Concerns, whether they are of the gravest or most easily dismissed, should all be taken seriously and considered at the appropriate levels within your business, leaving nothing to chance. Changing circumstances could easily turn paranoia into reality on the one hand, and render a significant worry unwarranted on the other. Bury nothing!
Diversify and Grow
Yes – grow! As counterintuitive as it may first appear, such seismic changes to the economic landscape also present opportunities for those businesses ready and willing to adapt. One opportunity is to expand online, particularly if your business has remained predominantly (or entirely) brick-and-mortar in the past. This will not, of course, work for all, but in some cases a move online could not only keep your business afloat during the COVID-19 pandemic, but also benefit it immensely afterward.
It may also be a good time to explore diversification. Perhaps there are new avenues that you have been keen to explore or some that are a natural next step that could be easily accommodated within your existing business model and by your existing staff.

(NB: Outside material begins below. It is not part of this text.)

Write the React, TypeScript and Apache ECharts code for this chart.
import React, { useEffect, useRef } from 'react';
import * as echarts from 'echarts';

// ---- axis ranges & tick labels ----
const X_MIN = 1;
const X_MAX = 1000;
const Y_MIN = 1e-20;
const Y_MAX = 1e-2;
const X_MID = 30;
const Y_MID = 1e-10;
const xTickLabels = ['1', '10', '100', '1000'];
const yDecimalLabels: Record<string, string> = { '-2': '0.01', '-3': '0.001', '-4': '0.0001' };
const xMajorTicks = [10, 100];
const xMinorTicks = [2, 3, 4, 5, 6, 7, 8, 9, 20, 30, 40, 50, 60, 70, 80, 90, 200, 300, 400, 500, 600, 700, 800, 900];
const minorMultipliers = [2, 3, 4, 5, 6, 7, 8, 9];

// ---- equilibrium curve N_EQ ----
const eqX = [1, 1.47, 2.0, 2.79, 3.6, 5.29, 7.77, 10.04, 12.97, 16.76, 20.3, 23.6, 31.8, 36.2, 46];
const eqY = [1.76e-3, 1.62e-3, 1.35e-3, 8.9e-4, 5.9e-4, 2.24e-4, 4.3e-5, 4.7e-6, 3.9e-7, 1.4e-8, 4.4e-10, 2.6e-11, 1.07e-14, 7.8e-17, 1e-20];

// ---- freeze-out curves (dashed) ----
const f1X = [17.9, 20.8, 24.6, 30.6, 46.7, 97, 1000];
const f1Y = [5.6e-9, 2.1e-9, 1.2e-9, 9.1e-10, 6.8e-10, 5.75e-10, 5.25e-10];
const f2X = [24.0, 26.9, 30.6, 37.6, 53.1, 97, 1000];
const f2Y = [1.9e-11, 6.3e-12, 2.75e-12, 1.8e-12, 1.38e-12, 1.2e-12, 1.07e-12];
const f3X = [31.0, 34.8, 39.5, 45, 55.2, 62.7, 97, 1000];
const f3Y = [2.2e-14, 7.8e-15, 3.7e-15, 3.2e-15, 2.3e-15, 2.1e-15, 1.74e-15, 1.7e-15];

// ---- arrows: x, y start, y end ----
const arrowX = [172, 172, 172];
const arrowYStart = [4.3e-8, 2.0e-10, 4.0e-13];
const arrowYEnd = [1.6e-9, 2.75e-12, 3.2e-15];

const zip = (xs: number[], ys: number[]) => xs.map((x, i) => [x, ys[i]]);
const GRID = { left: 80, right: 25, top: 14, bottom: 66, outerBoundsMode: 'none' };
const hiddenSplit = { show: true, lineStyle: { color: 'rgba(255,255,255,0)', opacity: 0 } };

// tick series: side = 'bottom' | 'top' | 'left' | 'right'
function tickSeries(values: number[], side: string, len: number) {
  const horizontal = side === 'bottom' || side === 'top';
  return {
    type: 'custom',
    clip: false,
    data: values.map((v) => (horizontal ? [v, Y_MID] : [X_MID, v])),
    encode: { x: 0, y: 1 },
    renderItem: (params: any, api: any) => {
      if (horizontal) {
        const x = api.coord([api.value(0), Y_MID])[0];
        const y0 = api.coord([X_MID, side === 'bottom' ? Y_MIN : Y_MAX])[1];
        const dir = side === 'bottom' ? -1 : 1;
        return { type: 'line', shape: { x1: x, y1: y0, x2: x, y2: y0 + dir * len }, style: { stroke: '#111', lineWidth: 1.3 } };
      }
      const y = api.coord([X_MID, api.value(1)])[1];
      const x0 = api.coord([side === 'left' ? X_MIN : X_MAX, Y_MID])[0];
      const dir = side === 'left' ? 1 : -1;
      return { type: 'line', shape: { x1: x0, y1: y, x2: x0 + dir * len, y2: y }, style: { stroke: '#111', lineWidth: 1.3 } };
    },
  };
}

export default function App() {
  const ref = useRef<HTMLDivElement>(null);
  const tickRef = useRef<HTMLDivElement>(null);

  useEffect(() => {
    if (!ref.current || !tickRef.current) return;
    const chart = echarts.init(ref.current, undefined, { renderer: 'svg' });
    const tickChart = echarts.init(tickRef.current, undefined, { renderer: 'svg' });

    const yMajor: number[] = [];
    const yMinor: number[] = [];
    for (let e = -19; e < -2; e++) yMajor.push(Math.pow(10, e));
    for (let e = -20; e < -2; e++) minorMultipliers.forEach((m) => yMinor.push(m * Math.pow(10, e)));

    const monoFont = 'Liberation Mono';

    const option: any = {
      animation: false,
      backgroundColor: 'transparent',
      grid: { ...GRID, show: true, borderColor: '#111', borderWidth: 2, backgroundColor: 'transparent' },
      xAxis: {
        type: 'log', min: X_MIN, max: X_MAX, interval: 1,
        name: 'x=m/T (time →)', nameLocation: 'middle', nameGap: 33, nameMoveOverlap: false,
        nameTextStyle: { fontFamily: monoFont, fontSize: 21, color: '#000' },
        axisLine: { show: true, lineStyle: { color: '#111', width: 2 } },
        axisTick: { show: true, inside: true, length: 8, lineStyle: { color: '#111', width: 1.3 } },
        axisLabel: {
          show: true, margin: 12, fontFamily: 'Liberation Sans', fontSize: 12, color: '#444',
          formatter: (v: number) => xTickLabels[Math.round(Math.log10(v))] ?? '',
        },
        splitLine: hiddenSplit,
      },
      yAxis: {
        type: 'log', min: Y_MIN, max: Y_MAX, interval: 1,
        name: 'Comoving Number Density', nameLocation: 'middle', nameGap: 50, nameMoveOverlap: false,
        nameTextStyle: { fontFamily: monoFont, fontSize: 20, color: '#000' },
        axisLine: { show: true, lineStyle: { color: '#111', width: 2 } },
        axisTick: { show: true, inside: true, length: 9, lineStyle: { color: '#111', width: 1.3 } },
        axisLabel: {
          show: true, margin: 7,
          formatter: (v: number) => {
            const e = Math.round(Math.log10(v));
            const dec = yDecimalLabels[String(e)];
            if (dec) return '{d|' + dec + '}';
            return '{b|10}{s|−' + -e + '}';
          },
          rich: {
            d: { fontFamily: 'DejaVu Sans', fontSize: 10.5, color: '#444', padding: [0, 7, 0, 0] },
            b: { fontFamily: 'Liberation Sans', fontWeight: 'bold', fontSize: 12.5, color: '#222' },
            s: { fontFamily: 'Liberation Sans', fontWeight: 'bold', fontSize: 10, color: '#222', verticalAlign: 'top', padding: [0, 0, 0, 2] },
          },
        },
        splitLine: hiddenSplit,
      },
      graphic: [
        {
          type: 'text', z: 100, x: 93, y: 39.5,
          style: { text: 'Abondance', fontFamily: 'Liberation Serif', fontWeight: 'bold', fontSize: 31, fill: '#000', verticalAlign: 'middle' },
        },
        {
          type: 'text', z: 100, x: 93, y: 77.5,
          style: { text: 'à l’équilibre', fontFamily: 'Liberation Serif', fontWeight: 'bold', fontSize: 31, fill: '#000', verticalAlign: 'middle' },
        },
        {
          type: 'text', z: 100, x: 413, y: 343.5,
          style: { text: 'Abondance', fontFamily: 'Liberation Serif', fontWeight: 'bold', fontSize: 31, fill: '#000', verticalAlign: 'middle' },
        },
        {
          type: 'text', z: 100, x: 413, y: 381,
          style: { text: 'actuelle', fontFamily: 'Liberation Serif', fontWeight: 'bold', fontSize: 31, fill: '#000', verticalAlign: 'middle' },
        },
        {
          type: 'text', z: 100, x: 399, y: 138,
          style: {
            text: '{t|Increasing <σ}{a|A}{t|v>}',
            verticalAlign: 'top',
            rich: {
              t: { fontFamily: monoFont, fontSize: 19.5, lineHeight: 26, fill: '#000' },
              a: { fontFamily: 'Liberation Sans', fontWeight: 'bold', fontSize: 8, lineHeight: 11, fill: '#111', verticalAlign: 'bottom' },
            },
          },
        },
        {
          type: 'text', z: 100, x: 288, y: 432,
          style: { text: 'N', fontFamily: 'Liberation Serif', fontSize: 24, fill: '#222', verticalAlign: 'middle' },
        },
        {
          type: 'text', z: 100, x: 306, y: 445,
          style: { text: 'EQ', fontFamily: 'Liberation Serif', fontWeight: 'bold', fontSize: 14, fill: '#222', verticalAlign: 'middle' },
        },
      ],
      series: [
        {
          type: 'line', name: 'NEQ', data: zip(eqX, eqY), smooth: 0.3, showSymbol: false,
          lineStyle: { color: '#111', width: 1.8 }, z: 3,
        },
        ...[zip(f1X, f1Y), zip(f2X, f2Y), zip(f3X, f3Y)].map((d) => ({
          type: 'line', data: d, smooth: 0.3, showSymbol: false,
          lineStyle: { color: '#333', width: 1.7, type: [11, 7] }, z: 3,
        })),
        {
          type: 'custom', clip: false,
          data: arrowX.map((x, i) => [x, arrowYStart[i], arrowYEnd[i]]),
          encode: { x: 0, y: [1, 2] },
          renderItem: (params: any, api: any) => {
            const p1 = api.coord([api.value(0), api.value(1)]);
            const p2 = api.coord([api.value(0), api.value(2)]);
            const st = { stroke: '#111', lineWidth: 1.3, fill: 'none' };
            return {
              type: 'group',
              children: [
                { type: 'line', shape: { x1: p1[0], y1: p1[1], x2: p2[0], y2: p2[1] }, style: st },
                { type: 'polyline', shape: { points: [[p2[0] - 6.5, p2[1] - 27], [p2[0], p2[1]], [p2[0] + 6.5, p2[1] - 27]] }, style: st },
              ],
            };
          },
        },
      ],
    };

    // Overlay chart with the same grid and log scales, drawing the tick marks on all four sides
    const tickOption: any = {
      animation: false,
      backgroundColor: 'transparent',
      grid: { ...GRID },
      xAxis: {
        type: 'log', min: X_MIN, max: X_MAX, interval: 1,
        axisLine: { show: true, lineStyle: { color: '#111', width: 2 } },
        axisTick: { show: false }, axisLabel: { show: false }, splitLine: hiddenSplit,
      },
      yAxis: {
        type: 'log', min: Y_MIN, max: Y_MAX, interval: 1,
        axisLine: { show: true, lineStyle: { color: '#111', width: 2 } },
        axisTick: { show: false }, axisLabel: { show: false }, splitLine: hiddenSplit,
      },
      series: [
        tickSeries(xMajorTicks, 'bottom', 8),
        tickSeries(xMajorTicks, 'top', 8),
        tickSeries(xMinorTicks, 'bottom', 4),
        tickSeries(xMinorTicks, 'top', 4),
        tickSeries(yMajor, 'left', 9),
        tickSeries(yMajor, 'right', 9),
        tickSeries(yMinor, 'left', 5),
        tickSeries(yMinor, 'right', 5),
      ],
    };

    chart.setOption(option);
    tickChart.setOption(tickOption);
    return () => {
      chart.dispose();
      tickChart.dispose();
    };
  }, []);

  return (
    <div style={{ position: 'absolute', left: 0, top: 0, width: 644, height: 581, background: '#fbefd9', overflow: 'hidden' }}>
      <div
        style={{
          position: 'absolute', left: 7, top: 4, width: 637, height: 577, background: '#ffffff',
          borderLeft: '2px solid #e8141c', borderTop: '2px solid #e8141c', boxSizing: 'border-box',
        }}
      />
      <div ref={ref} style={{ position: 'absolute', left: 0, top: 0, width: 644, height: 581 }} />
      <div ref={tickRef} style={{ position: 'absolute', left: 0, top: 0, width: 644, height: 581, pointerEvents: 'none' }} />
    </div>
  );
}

Now is not the time for complacency. Businesses that have built up goodwill and nurtured customer relationships over many years may not, until now, have considered advertising and marketing particularly important. If finances permit, however, now may be an ideal time to consider casting a wider net. Online advertising, particularly on social media, can be an extremely productive investment if done correctly. Similarly, for those businesses already established online, consider your current SEO strategy. Is your website performing at its best? Could you make some changes to it that might move you up a peg or two in the search engine rankings? The internet is key to doing business under normal circumstances and even more so with the vast majority of the population quarantined in their homes.
You CAN Make It!
We keep being assured that there is light at the end of the tunnel. Meanwhile, numerous commentators caution us that we can’t see that light yet. It is certain that the toll that COVID-19 will take on the world will be huge, both in terms of the human cost and economically. Nevertheless, it is vital to persevere, and not surrender to the assumption that your business will fail just because it is facing difficulties.

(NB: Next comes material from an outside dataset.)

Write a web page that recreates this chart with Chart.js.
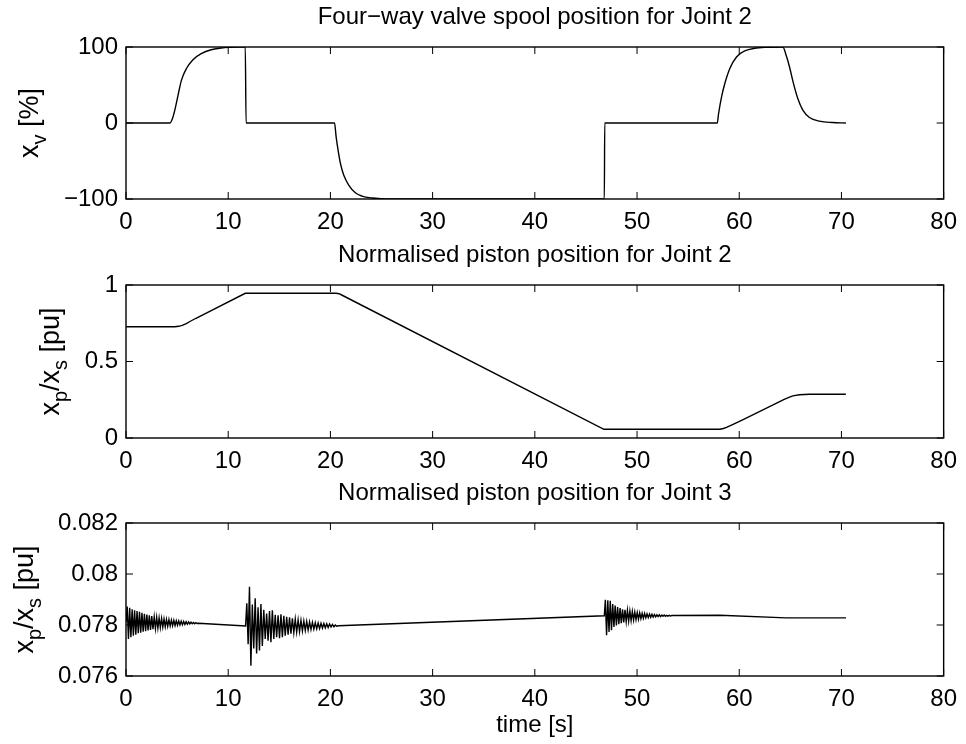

To wrap up, some key points:
- Stay up-to-date with the news (but don’t overdo it) and look out for announcements from the government that relate to your business affairs.
- Document everything, whether required to by statute or not.
- Avoid informal agreements at all costs.
- When negotiating or re-negotiating contracts, be sure to cover the important points. Be specific about numbers, dates, review periods, termination, and other key provisions such as force majeure.
- Communicate with your board, your shareholders, your staff, your suppliers, your customers, your bank, HMRC, and anyone else with whom your business deals. A problem is much harder to solve if those affected by it don’t know about it!
- Be realistic and act accordingly. Don’t hide from your problems. Be proactive, be honest, be transparent, and be positive!
Being positive may sound awfully trite; but it is vitally important to remain as positive as you can. Looking after yourself as well as your business should be a key priority. Exhaustion and stress will not help keep your business going and could well end up costing you dearly if a lack of focus, physical, or mental illness stop you from performing at your best. Take time for exercise and for rest. Look after your mental health during these difficult times and ask yourself whether doing something really will make a difference. Will sweating over work until 11pm actually result in anything, or would your mind and work fare better with a fresh start in the morning if you took the evening to relax with your family or catch up with a friend over the phone or online?
Plan for the worst, hope for the best, and take steps now to keep your business going. In the words of President Barack Obama in his 2009 inaugural address: “With hope and virtue, let us brave once more the icy currents, and endure what storms may come.”